Un vrombissement sourd lui annonça que la porte était déverouillée, et, armé de sa petite valise, Louis gravit les marches de l'escalier.
Il arriva devant la porte 3, une vieille porte à la peinture verte noircie et écaillée.
Alors qu'il s'apprêtait à frapper d'une main hésitante, la poignée se tourna et la porte s'ouvrit lentement. Derrière elle, un personnage se tenait, qui le dévisageait d'un air fatigué.
Son visage lui était familier, et non seulement parce qu'il connaissait son frère. Non, ce grand regard bleu cerné de noir, ce visage creusé, ce corps petit et mince, trop mince, maigre même, il les avait déja vus. Dans un sursaut, Louis reconnut l'homme qu'il avait croisé, lorsqu'il fumait, devant l'hôpital.
Perturbé, il fronça les sourcils. Qu'avait pu faire le frère macchabé d'un psychiatre dans un hôpital, la veille? Cela le dérangeait d'autant plus que Viktor ne lui avait pas expliqué le problème de son frère. Il était face à un mystère qu'il était supposé résoudre le plus vite possible, et il lui semblait qu'on lui cachait beaucoup trop de choses pour cela.

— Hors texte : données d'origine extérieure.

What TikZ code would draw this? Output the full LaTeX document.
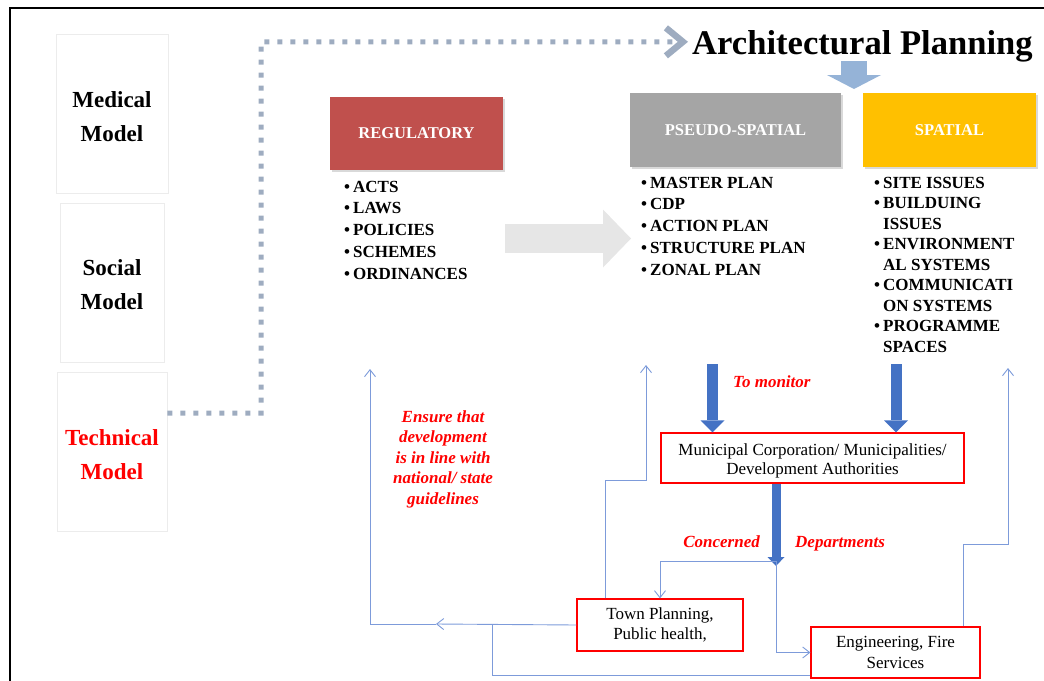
\documentclass[tikz,border=0pt]{standalone}
\usepackage{fontspec}
\setmainfont{Liberation Serif}
\usetikzlibrary{arrows.meta,shadows}
\definecolor{regred}{RGB}{192,80,77}
\definecolor{psgray}{RGB}{165,165,165}
\definecolor{spgold}{RGB}{255,192,0}
\definecolor{dotblue}{RGB}{158,172,192}
\definecolor{ltblue}{RGB}{149,179,215}
\definecolor{arrblue}{RGB}{68,114,196}
\definecolor{arrdark}{RGB}{47,82,143}
\definecolor{thinblue}{RGB}{125,155,218}
\definecolor{boxgray}{RGB}{236,236,236}
\definecolor{arrgray}{RGB}{230,230,230}
\newcommand{\bul}{\makebox[9pt][l]{\textbullet}}
\newcommand{\ind}{\hspace*{9pt}}
\newcommand{\fr}{\rule{0pt}{12pt}}
\begin{document}
\begin{tikzpicture}[x=1pt,y=-1pt,
  modelbox/.style={draw=boxgray, line width=0.8pt, font=\fontsize{23}{34}\selectfont\bfseries, align=center, inner sep=0pt, minimum height=159pt},
  catbox/.style={inner sep=0pt, text=white, font=\fontsize{16.5}{20}\selectfont\bfseries, drop shadow={shadow xshift=1.5pt, shadow yshift=-2pt, opacity=0.3}},
  bullist/.style={inner sep=0pt, anchor=north west, align=left, font=\fontsize{17}{21.7}\selectfont\bfseries},
  redbox/.style={draw=red, line width=1.2pt, inner sep=0pt, align=center, font=\fontsize{17}{20.5}\selectfont},
  redlabel/.style={text=red, inner sep=0pt, font=\fontsize{17}{20.5}\selectfont\bfseries\itshape},
  conn/.style={draw=thinblue, line width=0.9pt},
  tip/.style={-{Straight Barb[length=7pt,width=11pt]}},
  dotline/.style={draw=dotblue, line width=5pt, dash pattern=on 5pt off 8pt},
]
\useasboundingbox (0,0) rectangle (1044,680);
% frame
\draw[line width=2.5pt] (10,681) -- (10,8) -- (1045,8);

% model boxes
\node[modelbox, minimum width=112pt] (med) at (112,113.5) {\rule{0pt}{22pt}Medical\\Model};
\node[modelbox, minimum width=104pt] (soc) at (112,282.5) {\rule{0pt}{21pt}Social\\Model};
\node[modelbox, minimum width=110pt, text=red] (tech) at (112,452) {\rule{0pt}{21pt}Technical\\Model};

% title
\node[inner sep=0pt, anchor=base west, font=\fontsize{34.6}{40}\selectfont\bfseries] (title) at (692,54) {Architectural Planning};

% dotted connector
\coordinate (dtop) at (261,42);
\draw[dotline, -{Straight Barb[length=17pt,width=28pt,line width=6.5pt]}]
  ([yshift=39pt]tech.east) -| (dtop) -- ([xshift=-4pt,yshift=4pt]title.west);

% light blue arrow under title
\coordinate (ttop) at (854,61);
\coordinate (tbot) at (854,89);
\draw[ltblue, line width=26pt, -{Triangle[length=14pt,width=54pt,line width=0pt]}] (ttop) -- (tbot);

% category boxes
\node[catbox, fill=regred, minimum width=173pt, minimum height=73pt] (reg) at (416.5,133.5) {REGULATORY};
\node[catbox, fill=psgray, minimum width=211pt, minimum height=74pt] (pseudo) at (735.5,130) {PSEUDO-SPATIAL};
\node[catbox, fill=spgold, minimum width=173pt, minimum height=74pt] (spat) at (949.5,130) {SPATIAL};

% lists
\node[bullist] (reglist) at (344,180) {\fr\bul ACTS\\\bul LAWS\\\bul POLICIES\\\bul SCHEMES\\\bul ORDINANCES};
\node[bullist] (pslist) at (641,176) {\fr\bul MASTER PLAN\\\bul CDP\\\bul ACTION PLAN\\\bul STRUCTURE PLAN\\\bul ZONAL PLAN};
\node[bullist, font=\fontsize{17}{20.5}\selectfont\bfseries] (splist) at (874,176) {\fr\bul SITE ISSUES\\\bul BUILDUING\\\ind ISSUES\\\bul ENVIRONMENT\\\ind AL SYSTEMS\\\bul COMMUNICATI\\\ind ON SYSTEMS\\\bul PROGRAMME\\\ind SPACES};

% gray arrow
\coordinate (gst) at (505,238.5);
\coordinate (gen) at (631,238.5);
\draw[arrgray, line width=29pt, -{Triangle[length=28pt,width=58pt,line width=0pt]}] (gst) -- (gen);

% municipal and department boxes
\node[redbox, minimum width=303pt, minimum height=50pt, font=\fontsize{17}{19.5}\selectfont] (mun) at (812.5,458) {\rule{0pt}{17.5pt}Municipal Corporation/ Municipalities/\\Development Authorities};
\node[redbox, minimum width=166pt, minimum height=52pt] (town) at (660,625) {Town Planning,\\Public health,};
\node[redbox, minimum width=169pt, minimum height=51pt] (eng) at (895.5,652.5) {Engineering, Fire\\Services};

% blue arrows
\coordinate (mon1) at (712.5,364);
\coordinate (mon2) at (896,364);
\draw[arrblue, line width=11pt, -{Triangle[length=12pt,width=24pt,line width=0pt]}] (mon1) -- ([xshift=-100pt]mun.north);
\draw[arrblue, line width=11pt, -{Triangle[length=12pt,width=24pt,line width=0pt]}] (mon2) -- ([xshift=83.5pt]mun.north);
\coordinate (a3tip) at (776,566);
\coordinate (deptip) at (776,561);
\draw[arrblue, line width=9pt, -{Triangle[length=9pt,width=17pt,line width=0pt]}] ([xshift=-36.5pt]mun.south) -- (a3tip);

% labels
\node[redlabel, anchor=base west] (lmon) at (733,387) {To monitor};
\node[redlabel, anchor=base east] (lcon) at (760,547) {Concerned};
\node[redlabel, anchor=base west] (ldep) at (795,547) {Departments};
\node[redlabel, align=center, anchor=north] (lens) at (443,410) {\fr Ensure that\\development\\is in line with\\national/ state\\guidelines};

% thin connectors
\coordinate (m1) at (436,624);
\coordinate (m2) at (492,624);
\coordinate (regup) at (370,369);
\coordinate (psup) at (646,365);
\coordinate (spup) at (1008,368);
\draw[conn, tip] (town.west) -- (m1);
\draw[conn, tip] (m1) -| (regup);
\draw[conn] ([yshift=-22.5pt]eng.west) -| (m2);
\draw[conn, tip] ([xshift=-55pt]town.north) -- ++(0,-118) -| (psup);
\draw[conn, tip] ([xshift=67.5pt]eng.north) -- ++(0,-82) -| (spup);
\draw[conn, tip] (deptip) -| (town.north);
\draw[conn, tip] (deptip) |- (eng.west);
\end{tikzpicture}
\end{document}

Mais une chose fut sûre, lorsque son hôte le fit entrer sans un mot dans l'appartement obscur, qui sentait le renfermé:
Il avait un problème.
Viktor ne s'était pas trompé, il avait un problème, et Louis ne savait pas du tout comment il était supposé arranger cela. Une petite voix, méchante et amère, chuchota dans son esprit: "Pauvre type".
Fatigué, Louis n'eut même pas le courage de la faire taire.